- A run of records
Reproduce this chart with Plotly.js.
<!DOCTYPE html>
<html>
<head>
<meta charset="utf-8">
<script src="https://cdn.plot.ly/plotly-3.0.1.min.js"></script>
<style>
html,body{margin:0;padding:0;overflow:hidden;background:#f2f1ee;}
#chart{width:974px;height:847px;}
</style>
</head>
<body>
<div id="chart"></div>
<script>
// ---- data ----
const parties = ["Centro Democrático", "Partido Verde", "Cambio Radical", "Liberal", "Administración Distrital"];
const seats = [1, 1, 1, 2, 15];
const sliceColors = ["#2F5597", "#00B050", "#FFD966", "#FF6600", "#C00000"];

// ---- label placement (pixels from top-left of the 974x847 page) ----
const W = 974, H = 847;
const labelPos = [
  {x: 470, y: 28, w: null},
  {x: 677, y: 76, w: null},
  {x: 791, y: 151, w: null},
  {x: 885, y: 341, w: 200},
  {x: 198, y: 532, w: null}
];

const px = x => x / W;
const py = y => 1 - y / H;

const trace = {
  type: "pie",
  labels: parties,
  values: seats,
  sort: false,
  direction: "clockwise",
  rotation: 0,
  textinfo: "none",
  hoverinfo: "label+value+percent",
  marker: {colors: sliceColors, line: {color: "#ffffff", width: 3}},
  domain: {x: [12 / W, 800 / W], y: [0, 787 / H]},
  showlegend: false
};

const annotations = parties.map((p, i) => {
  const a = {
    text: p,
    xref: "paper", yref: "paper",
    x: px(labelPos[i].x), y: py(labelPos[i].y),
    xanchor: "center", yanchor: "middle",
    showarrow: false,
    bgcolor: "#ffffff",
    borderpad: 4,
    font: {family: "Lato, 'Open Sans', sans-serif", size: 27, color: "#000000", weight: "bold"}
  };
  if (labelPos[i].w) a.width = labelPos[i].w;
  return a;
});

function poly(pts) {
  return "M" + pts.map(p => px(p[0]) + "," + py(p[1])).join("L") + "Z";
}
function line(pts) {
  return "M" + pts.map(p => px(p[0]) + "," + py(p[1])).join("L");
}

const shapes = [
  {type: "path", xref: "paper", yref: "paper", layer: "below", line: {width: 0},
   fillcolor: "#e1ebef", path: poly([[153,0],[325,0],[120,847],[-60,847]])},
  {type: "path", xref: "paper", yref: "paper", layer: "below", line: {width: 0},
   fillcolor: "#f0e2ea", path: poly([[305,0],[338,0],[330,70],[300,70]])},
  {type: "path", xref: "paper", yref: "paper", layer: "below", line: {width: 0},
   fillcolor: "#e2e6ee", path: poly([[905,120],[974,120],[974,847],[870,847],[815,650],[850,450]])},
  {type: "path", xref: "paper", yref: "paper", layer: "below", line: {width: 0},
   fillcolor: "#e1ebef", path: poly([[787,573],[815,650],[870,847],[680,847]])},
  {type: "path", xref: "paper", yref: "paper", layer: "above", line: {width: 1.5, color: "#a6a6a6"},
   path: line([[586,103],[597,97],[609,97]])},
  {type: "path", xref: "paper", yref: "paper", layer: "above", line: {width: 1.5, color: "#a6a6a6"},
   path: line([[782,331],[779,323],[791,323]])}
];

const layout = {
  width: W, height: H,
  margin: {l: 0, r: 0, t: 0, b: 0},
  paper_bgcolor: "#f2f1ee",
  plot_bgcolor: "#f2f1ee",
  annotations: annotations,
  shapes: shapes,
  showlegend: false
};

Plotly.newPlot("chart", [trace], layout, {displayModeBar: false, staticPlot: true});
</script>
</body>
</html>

---

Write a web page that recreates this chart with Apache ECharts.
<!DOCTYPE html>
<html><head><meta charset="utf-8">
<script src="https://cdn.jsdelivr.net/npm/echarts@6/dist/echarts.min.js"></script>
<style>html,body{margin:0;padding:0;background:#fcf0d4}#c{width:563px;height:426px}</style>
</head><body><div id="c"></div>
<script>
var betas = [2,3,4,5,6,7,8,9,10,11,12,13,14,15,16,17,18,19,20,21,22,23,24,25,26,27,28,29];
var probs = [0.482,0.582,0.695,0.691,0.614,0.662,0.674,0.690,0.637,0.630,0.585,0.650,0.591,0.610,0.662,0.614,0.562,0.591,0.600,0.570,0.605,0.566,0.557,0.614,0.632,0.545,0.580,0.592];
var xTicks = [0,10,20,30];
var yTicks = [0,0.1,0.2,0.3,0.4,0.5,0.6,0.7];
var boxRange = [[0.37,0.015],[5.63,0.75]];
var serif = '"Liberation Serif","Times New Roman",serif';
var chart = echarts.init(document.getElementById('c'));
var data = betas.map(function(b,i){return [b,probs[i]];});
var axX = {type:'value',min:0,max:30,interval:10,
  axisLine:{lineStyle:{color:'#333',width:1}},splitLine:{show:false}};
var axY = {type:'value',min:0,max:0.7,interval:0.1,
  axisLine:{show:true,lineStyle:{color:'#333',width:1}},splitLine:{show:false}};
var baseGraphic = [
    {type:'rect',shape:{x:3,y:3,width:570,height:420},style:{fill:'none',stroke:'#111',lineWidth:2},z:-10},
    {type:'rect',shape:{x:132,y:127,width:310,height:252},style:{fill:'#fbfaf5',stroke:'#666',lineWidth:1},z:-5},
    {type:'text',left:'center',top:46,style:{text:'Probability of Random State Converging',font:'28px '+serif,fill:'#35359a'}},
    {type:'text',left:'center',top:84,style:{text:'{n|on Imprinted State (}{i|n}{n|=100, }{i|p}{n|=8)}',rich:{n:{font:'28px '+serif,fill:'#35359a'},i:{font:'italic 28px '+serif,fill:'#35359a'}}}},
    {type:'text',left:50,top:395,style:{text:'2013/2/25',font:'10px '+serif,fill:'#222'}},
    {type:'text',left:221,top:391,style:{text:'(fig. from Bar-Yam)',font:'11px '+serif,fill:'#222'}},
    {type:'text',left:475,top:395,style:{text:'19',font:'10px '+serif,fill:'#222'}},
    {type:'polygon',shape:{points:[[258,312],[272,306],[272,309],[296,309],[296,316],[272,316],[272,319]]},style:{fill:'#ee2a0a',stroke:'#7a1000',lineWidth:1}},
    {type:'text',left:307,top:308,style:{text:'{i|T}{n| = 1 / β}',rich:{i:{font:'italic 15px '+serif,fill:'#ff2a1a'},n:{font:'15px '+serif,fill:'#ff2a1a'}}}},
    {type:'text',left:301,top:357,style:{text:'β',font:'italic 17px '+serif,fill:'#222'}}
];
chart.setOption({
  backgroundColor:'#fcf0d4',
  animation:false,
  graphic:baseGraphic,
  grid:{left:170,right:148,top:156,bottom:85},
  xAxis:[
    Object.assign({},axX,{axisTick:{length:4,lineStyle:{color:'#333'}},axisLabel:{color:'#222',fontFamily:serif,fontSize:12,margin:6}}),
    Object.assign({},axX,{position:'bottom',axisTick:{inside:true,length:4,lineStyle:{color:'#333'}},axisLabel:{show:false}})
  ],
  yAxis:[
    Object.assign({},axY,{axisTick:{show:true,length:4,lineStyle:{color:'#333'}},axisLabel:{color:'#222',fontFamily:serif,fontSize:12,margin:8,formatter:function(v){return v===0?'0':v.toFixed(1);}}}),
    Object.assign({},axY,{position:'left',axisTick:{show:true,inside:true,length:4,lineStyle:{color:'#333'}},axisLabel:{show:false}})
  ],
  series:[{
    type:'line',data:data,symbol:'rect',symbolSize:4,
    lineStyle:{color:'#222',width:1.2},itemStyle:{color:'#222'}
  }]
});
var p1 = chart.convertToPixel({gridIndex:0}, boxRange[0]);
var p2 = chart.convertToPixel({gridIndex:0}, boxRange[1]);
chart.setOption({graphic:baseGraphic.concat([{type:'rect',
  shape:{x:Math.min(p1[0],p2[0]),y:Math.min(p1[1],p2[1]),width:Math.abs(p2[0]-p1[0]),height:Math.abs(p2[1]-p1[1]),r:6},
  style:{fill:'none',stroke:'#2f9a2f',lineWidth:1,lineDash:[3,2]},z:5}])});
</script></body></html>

==

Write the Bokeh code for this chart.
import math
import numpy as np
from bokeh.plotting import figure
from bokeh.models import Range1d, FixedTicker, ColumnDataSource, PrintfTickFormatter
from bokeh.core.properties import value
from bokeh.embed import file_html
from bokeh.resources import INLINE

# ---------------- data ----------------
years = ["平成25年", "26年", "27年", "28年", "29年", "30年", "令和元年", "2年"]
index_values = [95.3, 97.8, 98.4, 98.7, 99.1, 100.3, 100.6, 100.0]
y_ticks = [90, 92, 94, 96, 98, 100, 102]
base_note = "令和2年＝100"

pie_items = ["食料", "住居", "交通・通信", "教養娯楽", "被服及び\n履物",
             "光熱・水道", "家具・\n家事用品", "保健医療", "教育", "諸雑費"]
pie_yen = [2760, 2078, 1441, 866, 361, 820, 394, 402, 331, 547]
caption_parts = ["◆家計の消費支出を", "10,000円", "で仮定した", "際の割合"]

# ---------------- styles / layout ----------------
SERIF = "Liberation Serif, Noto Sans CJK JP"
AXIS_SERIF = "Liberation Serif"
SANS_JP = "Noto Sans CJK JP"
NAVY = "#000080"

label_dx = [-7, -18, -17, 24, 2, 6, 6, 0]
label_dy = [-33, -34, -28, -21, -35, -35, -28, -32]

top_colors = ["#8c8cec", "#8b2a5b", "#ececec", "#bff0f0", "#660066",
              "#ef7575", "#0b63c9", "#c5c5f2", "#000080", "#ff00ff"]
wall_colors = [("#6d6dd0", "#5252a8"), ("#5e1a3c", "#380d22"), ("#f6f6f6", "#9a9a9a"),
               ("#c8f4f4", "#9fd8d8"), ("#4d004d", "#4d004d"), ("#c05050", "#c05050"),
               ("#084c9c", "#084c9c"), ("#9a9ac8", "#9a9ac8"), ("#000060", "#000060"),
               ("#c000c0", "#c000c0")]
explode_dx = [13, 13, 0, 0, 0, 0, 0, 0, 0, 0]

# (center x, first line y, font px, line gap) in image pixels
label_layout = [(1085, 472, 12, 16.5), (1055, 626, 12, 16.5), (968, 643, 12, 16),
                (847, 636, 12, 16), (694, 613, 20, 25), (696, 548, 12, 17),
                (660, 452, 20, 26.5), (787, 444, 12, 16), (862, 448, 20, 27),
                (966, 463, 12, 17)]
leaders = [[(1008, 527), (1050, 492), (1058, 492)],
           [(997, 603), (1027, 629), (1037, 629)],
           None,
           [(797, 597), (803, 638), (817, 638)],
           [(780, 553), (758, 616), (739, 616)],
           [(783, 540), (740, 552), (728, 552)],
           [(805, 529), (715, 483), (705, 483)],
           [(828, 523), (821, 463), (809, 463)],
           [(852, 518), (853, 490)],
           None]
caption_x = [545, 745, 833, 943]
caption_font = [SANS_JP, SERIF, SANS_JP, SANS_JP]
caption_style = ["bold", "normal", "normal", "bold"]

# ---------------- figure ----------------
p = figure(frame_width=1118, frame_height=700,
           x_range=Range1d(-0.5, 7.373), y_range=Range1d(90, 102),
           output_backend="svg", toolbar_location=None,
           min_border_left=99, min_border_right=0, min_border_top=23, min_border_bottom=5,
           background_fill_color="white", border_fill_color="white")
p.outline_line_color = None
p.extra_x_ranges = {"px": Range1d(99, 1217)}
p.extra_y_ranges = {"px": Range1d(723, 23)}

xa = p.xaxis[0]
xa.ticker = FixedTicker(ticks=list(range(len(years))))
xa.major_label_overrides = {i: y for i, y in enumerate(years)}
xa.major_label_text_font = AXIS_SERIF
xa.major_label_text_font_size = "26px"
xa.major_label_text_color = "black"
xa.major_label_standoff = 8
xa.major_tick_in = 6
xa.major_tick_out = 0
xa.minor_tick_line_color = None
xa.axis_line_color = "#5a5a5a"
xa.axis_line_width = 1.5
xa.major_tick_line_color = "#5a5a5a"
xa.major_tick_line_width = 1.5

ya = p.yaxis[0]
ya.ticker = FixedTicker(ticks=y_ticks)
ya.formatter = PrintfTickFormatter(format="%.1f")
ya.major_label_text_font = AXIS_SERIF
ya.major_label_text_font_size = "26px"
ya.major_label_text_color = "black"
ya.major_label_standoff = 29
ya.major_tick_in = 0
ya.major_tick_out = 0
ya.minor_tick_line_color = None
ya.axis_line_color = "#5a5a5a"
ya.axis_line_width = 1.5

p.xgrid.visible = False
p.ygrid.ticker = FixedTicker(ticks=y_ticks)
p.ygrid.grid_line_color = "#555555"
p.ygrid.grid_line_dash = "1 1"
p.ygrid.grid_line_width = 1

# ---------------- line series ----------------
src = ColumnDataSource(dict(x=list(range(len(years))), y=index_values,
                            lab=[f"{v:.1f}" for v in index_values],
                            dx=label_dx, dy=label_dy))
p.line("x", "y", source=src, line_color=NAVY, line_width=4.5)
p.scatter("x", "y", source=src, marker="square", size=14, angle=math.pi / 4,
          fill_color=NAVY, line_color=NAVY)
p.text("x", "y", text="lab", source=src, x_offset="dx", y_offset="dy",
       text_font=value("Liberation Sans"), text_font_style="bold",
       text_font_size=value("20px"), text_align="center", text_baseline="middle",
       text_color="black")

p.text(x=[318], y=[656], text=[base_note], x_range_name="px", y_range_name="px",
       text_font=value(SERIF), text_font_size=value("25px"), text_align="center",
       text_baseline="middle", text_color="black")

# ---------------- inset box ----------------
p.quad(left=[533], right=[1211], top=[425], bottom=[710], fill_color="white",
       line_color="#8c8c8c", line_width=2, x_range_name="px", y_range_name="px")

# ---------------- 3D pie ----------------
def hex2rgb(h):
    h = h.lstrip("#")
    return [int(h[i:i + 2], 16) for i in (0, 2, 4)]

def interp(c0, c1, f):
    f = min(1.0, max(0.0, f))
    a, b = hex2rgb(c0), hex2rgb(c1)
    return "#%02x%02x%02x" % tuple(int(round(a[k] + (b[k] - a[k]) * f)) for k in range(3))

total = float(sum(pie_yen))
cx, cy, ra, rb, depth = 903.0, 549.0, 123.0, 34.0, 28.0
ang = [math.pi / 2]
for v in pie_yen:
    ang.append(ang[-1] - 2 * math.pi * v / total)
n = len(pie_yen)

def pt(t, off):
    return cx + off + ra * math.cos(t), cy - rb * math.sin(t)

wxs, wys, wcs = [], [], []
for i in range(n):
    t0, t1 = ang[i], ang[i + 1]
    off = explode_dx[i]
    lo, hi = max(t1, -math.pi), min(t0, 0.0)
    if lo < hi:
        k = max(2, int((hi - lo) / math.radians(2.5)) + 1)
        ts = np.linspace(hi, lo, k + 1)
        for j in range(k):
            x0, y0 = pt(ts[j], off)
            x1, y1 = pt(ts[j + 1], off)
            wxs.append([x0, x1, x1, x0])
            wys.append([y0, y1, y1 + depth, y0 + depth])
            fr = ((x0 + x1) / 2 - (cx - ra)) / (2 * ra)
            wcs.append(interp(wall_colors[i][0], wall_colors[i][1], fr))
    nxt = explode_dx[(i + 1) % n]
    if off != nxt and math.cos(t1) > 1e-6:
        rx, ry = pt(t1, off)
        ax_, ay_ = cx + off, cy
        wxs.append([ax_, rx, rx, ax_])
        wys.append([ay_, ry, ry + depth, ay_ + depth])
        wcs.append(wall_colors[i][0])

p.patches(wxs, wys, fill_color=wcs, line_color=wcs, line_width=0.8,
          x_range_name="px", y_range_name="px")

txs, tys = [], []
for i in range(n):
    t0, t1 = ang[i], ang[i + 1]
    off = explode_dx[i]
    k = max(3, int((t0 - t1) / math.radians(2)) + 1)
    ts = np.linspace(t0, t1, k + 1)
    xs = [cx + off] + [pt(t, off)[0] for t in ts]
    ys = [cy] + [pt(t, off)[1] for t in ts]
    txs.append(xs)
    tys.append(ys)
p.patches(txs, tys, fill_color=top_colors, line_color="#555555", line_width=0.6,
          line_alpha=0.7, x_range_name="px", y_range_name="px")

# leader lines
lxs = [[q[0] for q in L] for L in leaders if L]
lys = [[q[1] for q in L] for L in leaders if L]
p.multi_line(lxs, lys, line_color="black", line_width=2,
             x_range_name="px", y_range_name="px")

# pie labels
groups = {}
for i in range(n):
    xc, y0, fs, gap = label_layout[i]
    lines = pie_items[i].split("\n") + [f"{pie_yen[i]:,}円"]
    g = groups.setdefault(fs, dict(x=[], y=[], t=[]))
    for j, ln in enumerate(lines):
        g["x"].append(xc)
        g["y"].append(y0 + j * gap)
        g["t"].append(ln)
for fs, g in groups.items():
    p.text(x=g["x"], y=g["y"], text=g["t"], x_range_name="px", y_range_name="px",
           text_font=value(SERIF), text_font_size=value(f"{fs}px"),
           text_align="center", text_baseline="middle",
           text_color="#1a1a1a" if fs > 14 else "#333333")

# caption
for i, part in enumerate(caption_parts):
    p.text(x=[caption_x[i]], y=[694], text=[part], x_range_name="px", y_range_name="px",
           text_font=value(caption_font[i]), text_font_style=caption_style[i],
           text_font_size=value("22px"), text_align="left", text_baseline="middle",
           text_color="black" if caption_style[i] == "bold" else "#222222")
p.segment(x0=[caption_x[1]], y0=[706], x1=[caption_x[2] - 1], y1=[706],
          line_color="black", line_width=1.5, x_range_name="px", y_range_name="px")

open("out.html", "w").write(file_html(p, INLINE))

- PROBLEM REQUIREMENTS
Copy every line of the listing that includes the string "this".

- CORRECT ANSWER
Reproduce this chart with Plotly.js.
Write a web page that recreates this chart with Apache ECharts.
Write the Bokeh code for this chart.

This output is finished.